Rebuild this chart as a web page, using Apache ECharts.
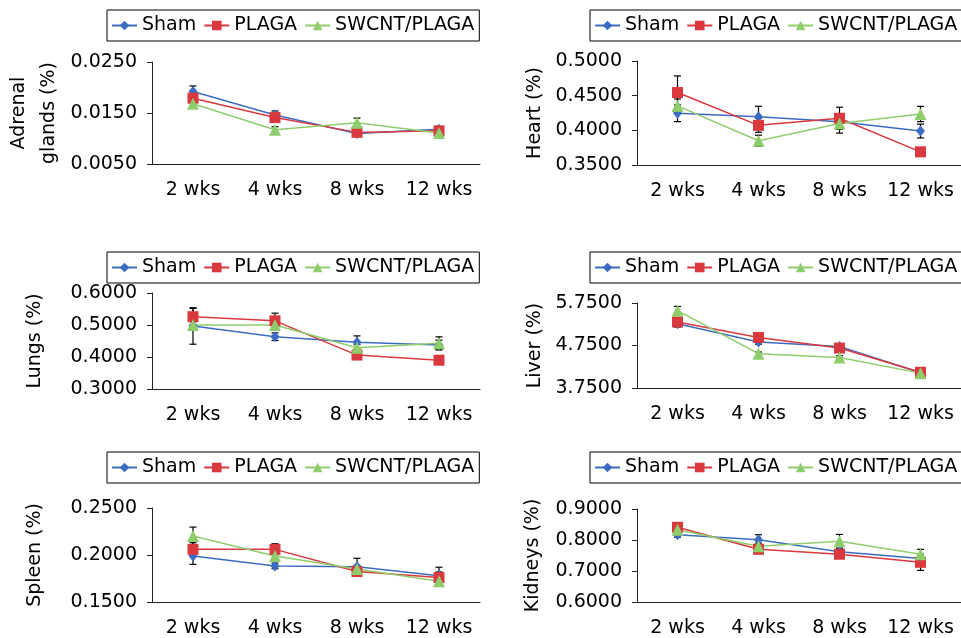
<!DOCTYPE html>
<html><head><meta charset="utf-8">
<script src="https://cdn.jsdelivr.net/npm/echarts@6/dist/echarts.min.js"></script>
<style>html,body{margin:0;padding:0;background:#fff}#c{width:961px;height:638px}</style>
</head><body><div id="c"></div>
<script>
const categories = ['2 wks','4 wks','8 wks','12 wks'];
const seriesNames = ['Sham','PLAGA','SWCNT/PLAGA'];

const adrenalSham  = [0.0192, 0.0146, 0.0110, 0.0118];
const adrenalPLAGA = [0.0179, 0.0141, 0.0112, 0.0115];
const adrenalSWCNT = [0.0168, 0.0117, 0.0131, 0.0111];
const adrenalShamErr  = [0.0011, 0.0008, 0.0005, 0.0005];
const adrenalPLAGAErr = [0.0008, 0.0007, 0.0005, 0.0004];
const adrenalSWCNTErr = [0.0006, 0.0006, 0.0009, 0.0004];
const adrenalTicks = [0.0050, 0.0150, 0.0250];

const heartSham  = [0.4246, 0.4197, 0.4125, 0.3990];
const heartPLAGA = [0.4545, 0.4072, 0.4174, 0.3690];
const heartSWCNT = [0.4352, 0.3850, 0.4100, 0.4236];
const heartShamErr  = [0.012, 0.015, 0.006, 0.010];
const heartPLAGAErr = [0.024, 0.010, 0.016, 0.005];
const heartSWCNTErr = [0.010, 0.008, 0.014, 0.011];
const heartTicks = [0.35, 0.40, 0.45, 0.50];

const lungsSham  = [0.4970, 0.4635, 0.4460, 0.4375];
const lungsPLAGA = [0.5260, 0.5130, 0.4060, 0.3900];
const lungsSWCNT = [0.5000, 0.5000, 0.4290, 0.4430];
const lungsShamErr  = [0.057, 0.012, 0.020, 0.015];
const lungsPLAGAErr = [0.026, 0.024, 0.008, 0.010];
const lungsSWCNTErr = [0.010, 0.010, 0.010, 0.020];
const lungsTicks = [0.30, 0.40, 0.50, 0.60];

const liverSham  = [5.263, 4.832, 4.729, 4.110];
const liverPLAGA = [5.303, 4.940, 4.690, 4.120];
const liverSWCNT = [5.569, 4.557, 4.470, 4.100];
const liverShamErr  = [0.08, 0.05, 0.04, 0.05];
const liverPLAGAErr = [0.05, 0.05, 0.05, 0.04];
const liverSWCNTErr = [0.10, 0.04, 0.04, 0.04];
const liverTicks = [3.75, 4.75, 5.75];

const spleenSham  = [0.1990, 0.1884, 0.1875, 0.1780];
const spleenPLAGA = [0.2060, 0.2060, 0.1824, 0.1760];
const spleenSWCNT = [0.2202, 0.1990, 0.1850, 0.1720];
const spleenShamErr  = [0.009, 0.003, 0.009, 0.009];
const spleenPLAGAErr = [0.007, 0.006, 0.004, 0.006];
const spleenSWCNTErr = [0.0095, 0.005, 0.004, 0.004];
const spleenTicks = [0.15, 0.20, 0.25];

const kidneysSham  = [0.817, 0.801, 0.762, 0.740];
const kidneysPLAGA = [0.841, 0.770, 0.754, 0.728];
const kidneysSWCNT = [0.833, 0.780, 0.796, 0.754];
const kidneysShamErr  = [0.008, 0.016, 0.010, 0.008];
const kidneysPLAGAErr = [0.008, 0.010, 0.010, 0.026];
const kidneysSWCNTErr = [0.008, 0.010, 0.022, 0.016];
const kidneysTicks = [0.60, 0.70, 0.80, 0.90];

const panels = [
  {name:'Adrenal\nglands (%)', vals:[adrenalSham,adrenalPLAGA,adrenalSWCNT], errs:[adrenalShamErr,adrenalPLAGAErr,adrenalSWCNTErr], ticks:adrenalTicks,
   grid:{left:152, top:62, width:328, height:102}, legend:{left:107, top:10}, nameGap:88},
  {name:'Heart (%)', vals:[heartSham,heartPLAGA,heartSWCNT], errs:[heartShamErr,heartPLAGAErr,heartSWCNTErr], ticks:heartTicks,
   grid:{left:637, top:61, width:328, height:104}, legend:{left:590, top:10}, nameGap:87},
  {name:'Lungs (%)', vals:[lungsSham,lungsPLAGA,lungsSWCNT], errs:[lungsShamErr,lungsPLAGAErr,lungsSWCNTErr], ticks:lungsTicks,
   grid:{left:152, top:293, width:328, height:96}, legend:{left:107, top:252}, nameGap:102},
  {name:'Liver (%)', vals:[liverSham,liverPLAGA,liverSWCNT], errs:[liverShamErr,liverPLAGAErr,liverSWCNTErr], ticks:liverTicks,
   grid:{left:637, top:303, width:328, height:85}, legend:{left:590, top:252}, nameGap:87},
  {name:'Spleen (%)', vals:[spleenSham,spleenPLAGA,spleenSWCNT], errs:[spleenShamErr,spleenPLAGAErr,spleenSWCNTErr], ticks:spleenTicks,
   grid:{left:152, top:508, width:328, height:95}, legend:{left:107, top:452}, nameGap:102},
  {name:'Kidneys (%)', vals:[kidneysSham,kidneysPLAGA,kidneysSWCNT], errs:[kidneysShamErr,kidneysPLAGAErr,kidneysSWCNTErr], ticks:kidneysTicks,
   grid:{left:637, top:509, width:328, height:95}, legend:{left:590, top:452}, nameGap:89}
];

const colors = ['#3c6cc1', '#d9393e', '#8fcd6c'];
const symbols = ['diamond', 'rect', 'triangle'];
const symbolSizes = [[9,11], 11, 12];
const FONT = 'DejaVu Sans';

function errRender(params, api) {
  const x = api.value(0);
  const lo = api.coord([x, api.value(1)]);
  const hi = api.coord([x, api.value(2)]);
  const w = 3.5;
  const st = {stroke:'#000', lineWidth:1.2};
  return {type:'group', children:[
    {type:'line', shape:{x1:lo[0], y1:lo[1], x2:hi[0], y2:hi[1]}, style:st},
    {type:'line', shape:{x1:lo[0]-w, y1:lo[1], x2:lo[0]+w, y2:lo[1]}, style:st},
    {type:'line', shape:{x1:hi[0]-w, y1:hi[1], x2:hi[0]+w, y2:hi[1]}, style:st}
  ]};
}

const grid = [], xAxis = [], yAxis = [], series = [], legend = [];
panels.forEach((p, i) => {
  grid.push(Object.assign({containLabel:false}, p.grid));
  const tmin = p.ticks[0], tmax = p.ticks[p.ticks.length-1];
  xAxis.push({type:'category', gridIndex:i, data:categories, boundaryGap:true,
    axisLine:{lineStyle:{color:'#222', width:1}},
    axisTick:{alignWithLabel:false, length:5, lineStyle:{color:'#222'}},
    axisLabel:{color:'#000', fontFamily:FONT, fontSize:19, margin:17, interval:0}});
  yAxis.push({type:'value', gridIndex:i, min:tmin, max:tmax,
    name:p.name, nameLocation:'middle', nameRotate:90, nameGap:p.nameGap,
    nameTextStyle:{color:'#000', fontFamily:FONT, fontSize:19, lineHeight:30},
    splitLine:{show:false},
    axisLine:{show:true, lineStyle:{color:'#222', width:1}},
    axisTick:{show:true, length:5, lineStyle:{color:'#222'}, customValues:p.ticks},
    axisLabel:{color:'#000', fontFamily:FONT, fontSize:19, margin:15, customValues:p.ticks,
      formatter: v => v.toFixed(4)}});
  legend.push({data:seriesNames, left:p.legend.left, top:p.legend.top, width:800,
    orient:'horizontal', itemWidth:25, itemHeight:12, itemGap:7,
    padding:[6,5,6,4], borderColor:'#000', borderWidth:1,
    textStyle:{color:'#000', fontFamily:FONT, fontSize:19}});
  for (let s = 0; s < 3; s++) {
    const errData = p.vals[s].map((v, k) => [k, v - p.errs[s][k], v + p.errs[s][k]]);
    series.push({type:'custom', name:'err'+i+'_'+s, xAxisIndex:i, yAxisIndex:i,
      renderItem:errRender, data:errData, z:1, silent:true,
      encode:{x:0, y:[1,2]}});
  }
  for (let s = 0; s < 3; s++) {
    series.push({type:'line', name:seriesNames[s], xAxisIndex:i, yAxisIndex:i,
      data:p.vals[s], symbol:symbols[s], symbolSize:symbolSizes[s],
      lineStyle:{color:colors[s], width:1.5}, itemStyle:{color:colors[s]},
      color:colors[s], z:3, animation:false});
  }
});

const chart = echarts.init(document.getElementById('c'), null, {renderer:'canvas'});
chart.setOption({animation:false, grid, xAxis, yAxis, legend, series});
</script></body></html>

### DIRECTION
Leave out the pictures and repeat exactly the lines from the start of the material through the line that contains "const adrenalTicks = [0.0050, 0.0150, 0.0250];", both included.

### COMPLETED TASK
Rebuild this chart as a web page, using Apache ECharts.
<!DOCTYPE html>
<html><head><meta charset="utf-8">
<script src="https://cdn.jsdelivr.net/npm/echarts@6/dist/echarts.min.js"></script>
<style>html,body{margin:0;padding:0;background:#fff}#c{width:961px;height:638px}</style>
</head><body><div id="c"></div>
<script>
const categories = ['2 wks','4 wks','8 wks','12 wks'];
const seriesNames = ['Sham','PLAGA','SWCNT/PLAGA'];

const adrenalSham  = [0.0192, 0.0146, 0.0110, 0.0118];
const adrenalPLAGA = [0.0179, 0.0141, 0.0112, 0.0115];
const adrenalSWCNT = [0.0168, 0.0117, 0.0131, 0.0111];
const adrenalShamErr  = [0.0011, 0.0008, 0.0005, 0.0005];
const adrenalPLAGAErr = [0.0008, 0.0007, 0.0005, 0.0004];
const adrenalSWCNTErr = [0.0006, 0.0006, 0.0009, 0.0004];
const adrenalTicks = [0.0050, 0.0150, 0.0250];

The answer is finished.